- _What you will do_: Output the full listing below exactly, without the pictures.
------------------------------------------------
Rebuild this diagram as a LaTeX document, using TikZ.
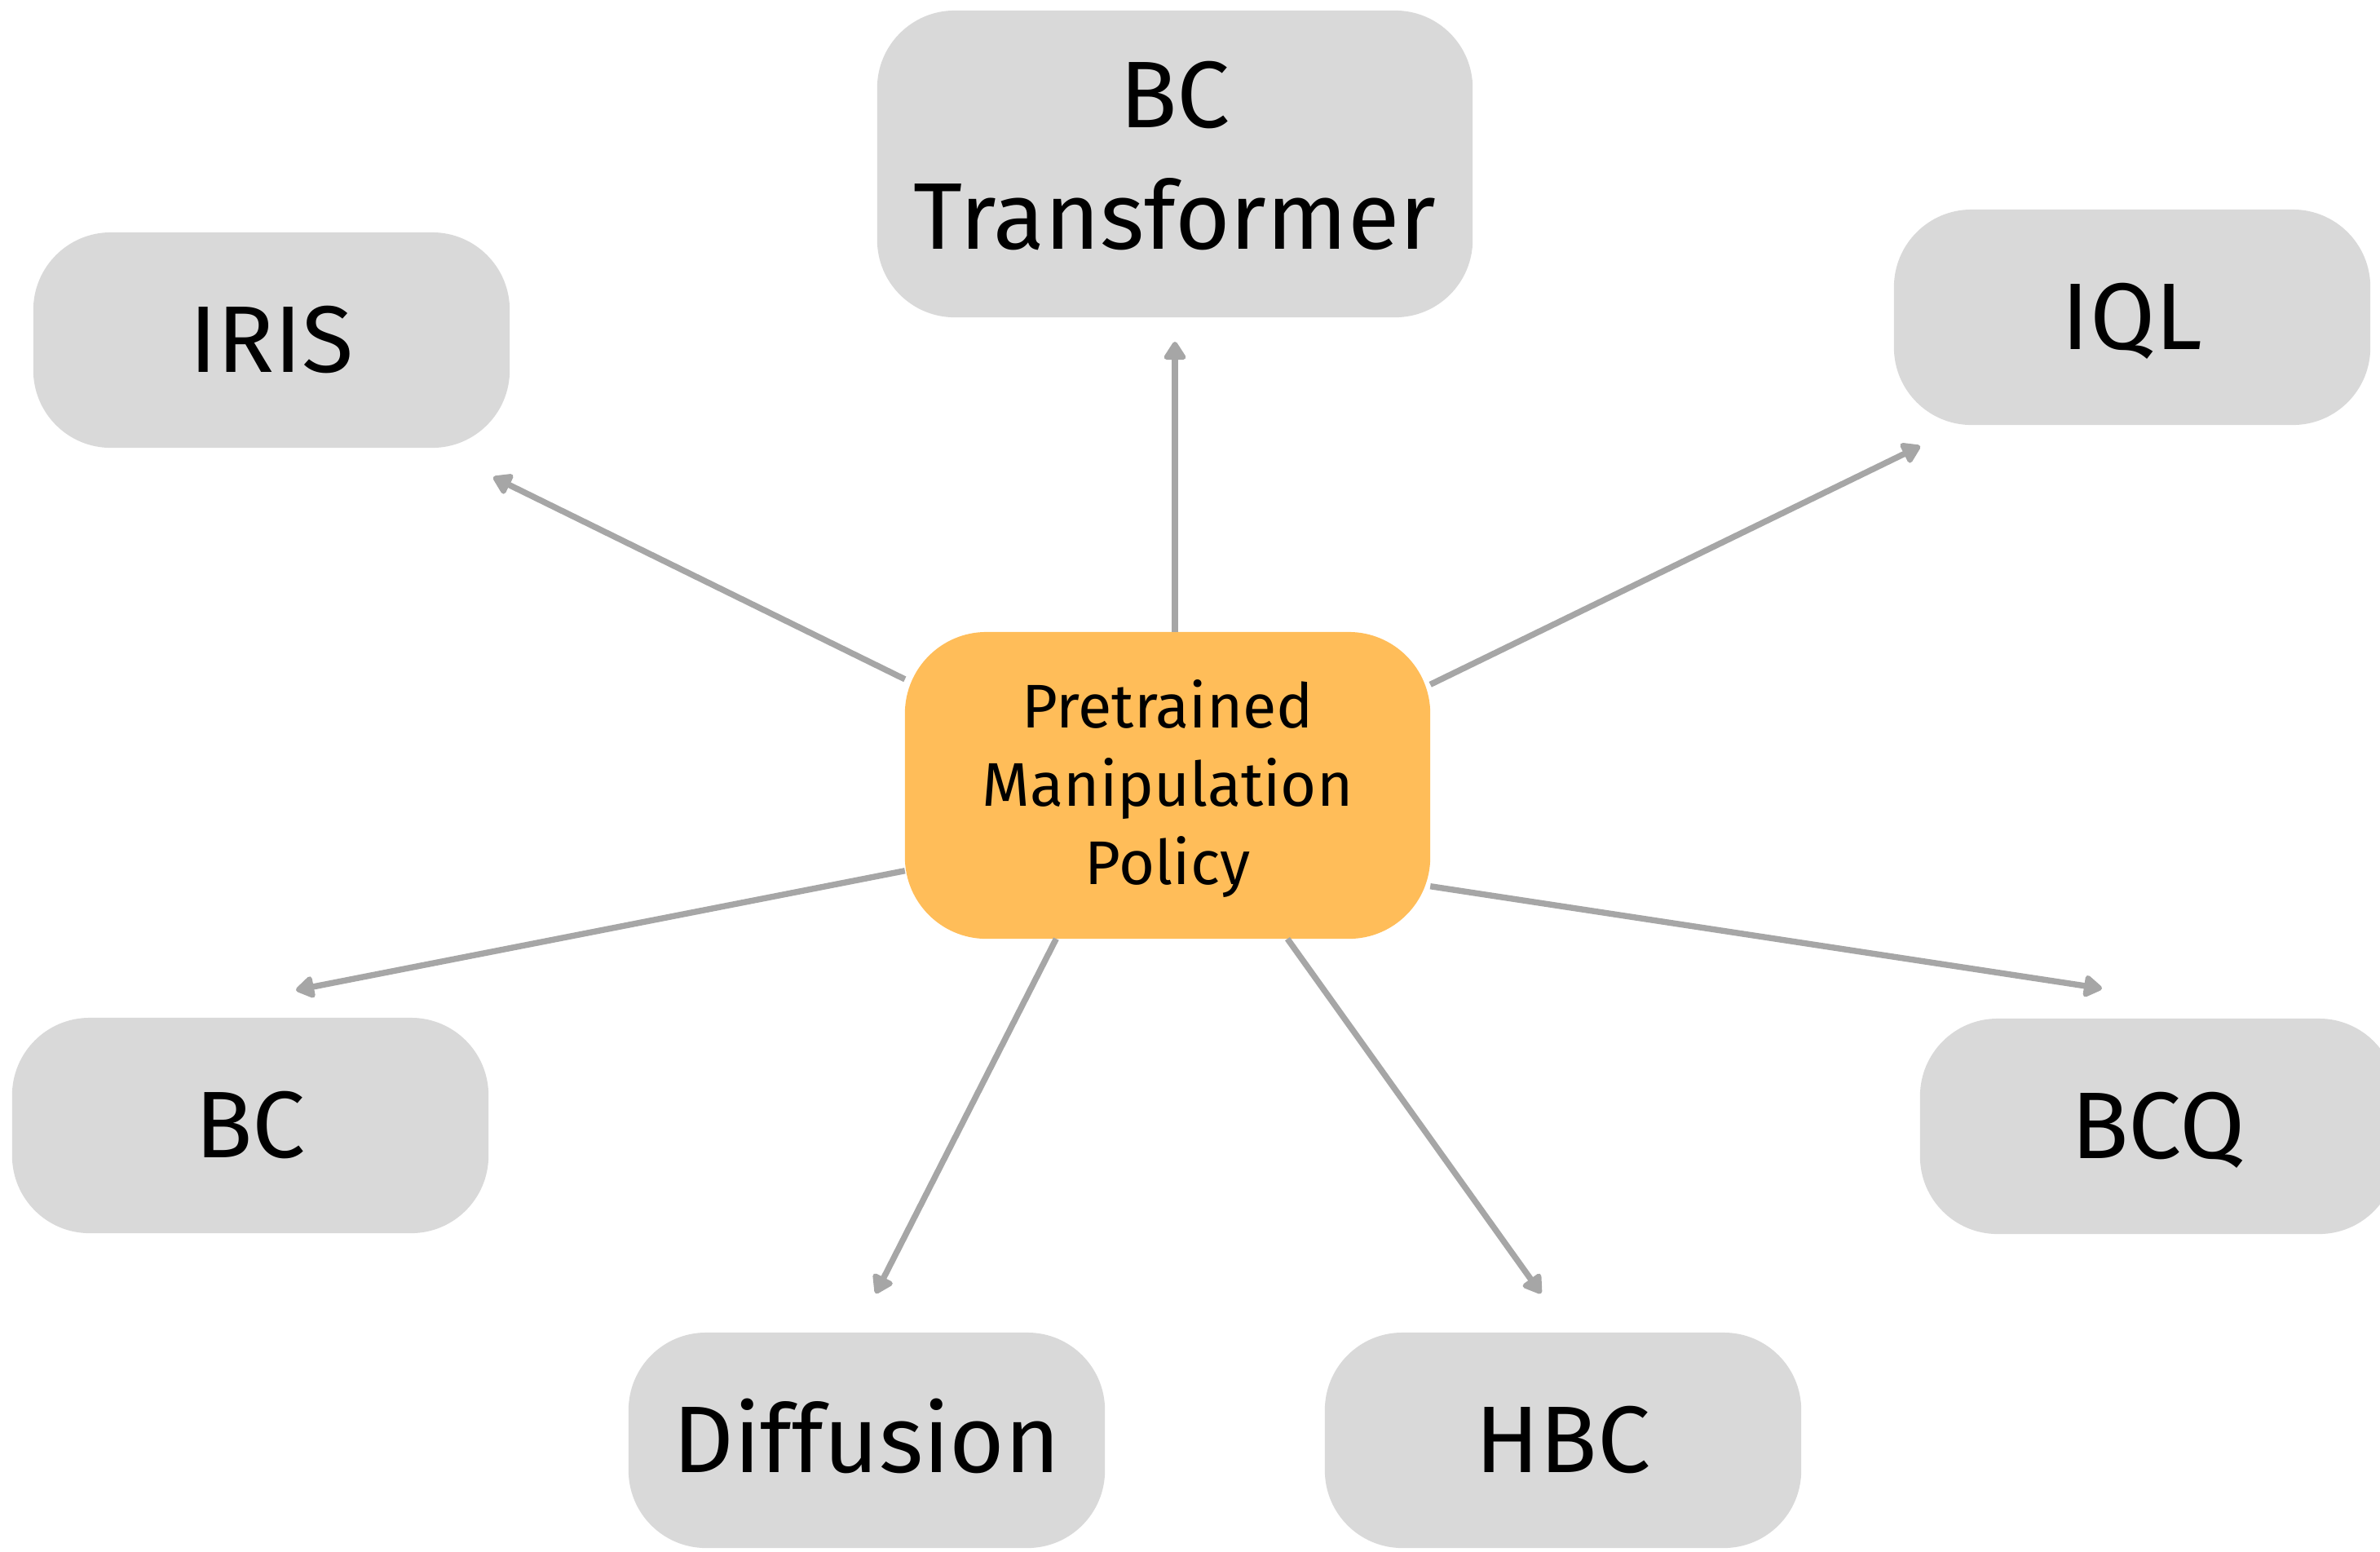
\documentclass[tikz,border=0pt]{standalone}
\usepackage{fontspec}
\setmainfont{Fira Sans}
\usetikzlibrary{arrows.meta}
\definecolor{boxgray}{HTML}{D9D9D9}
\definecolor{boxorange}{HTML}{FFBD59}
\definecolor{arrgray}{HTML}{A6A6A6}
\begin{document}
\begin{tikzpicture}[x=0.01cm,y=-0.01cm,
  box/.style={fill=boxgray, rounded corners=0.95cm, minimum width=5.84cm, minimum height=2.64cm, inner sep=0pt, outer sep=0pt, align=center, font=\fontsize{33}{42.4}\selectfont},
  single/.style={text height=22.7pt, text depth=0pt},
  hub/.style={fill=boxorange, rounded corners=1cm, minimum width=6.44cm, minimum height=3.76cm, inner sep=0pt, outer sep=0pt},
  hubtext/.style={align=center, inner sep=0pt, font=\fontsize{21.5}{27.3}\selectfont},
  arr/.style={draw=arrgray, line width=2.1pt, -{Triangle[length=0.25cm,width=0.3cm,round]}}
]
\useasboundingbox (0,0) rectangle (2919,1902);
\node[hub] (c) at (1432,963) {};
\node[hubtext] (ct) at (1432,967) {Pretrained\\Manipulation\\Policy};
\node[box, minimum width=7.3cm, minimum height=3.76cm] (bt) at (1441,201) {BC\\Transformer\rule[-0.22cm]{0pt}{0.22cm}};
\node[box,single] (iris) at (333,417) {IRIS};
\node[box,single] (iql) at (2615,389) {IQL};
\node[box,single] (bc) at (307,1380) {BC};
\node[box,single] (bcq) at (2647,1381) {BCQ};
\node[box,single] (diff) at (1063,1766) {Diffusion};
\node[box,single] (hbc) at (1917,1766) {HBC};
\coordinate (tbt) at (1441,419);
\coordinate (tiris) at (605,585);
\coordinate (tiql) at (2355,547);
\coordinate (tbc) at (363,1214);
\coordinate (tbcq) at (2578,1212);
\coordinate (tdiff) at (1074,1586);
\coordinate (thbc) at (1890,1586);
\draw[arr] (c.north -| tbt) -- (tbt);
\draw[arr] (c.158.6) -- (tiris);
\draw[arr] (c.21.5) -- (tiql);
\draw[arr] (c.198.7) -- (tbc);
\draw[arr] (c.339.3) -- (tbcq);
\draw[arr] (c.234.3) -- (tdiff);
\draw[arr] (c.308.8) -- (thbc);
\end{tikzpicture}
\end{document}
------------------------------------------------
- _Finished answer_:
Rebuild this diagram as a LaTeX document, using TikZ.
\documentclass[tikz,border=0pt]{standalone}
\usepackage{fontspec}
\setmainfont{Fira Sans}
\usetikzlibrary{arrows.meta}
\definecolor{boxgray}{HTML}{D9D9D9}
\definecolor{boxorange}{HTML}{FFBD59}
\definecolor{arrgray}{HTML}{A6A6A6}
\begin{document}
\begin{tikzpicture}[x=0.01cm,y=-0.01cm,
  box/.style={fill=boxgray, rounded corners=0.95cm, minimum width=5.84cm, minimum height=2.64cm, inner sep=0pt, outer sep=0pt, align=center, font=\fontsize{33}{42.4}\selectfont},
  single/.style={text height=22.7pt, text depth=0pt},
  hub/.style={fill=boxorange, rounded corners=1cm, minimum width=6.44cm, minimum height=3.76cm, inner sep=0pt, outer sep=0pt},
  hubtext/.style={align=center, inner sep=0pt, font=\fontsize{21.5}{27.3}\selectfont},
  arr/.style={draw=arrgray, line width=2.1pt, -{Triangle[length=0.25cm,width=0.3cm,round]}}
]
\useasboundingbox (0,0) rectangle (2919,1902);
\node[hub] (c) at (1432,963) {};
\node[hubtext] (ct) at (1432,967) {Pretrained\\Manipulation\\Policy};
\node[box, minimum width=7.3cm, minimum height=3.76cm] (bt) at (1441,201) {BC\\Transformer\rule[-0.22cm]{0pt}{0.22cm}};
\node[box,single] (iris) at (333,417) {IRIS};
\node[box,single] (iql) at (2615,389) {IQL};
\node[box,single] (bc) at (307,1380) {BC};
\node[box,single] (bcq) at (2647,1381) {BCQ};
\node[box,single] (diff) at (1063,1766) {Diffusion};
\node[box,single] (hbc) at (1917,1766) {HBC};
\coordinate (tbt) at (1441,419);
\coordinate (tiris) at (605,585);
\coordinate (tiql) at (2355,547);
\coordinate (tbc) at (363,1214);
\coordinate (tbcq) at (2578,1212);
\coordinate (tdiff) at (1074,1586);
\coordinate (thbc) at (1890,1586);
\draw[arr] (c.north -| tbt) -- (tbt);
\draw[arr] (c.158.6) -- (tiris);
\draw[arr] (c.21.5) -- (tiql);
\draw[arr] (c.198.7) -- (tbc);
\draw[arr] (c.339.3) -- (tbcq);
\draw[arr] (c.234.3) -- (tdiff);
\draw[arr] (c.308.8) -- (thbc);
\end{tikzpicture}
\end{document}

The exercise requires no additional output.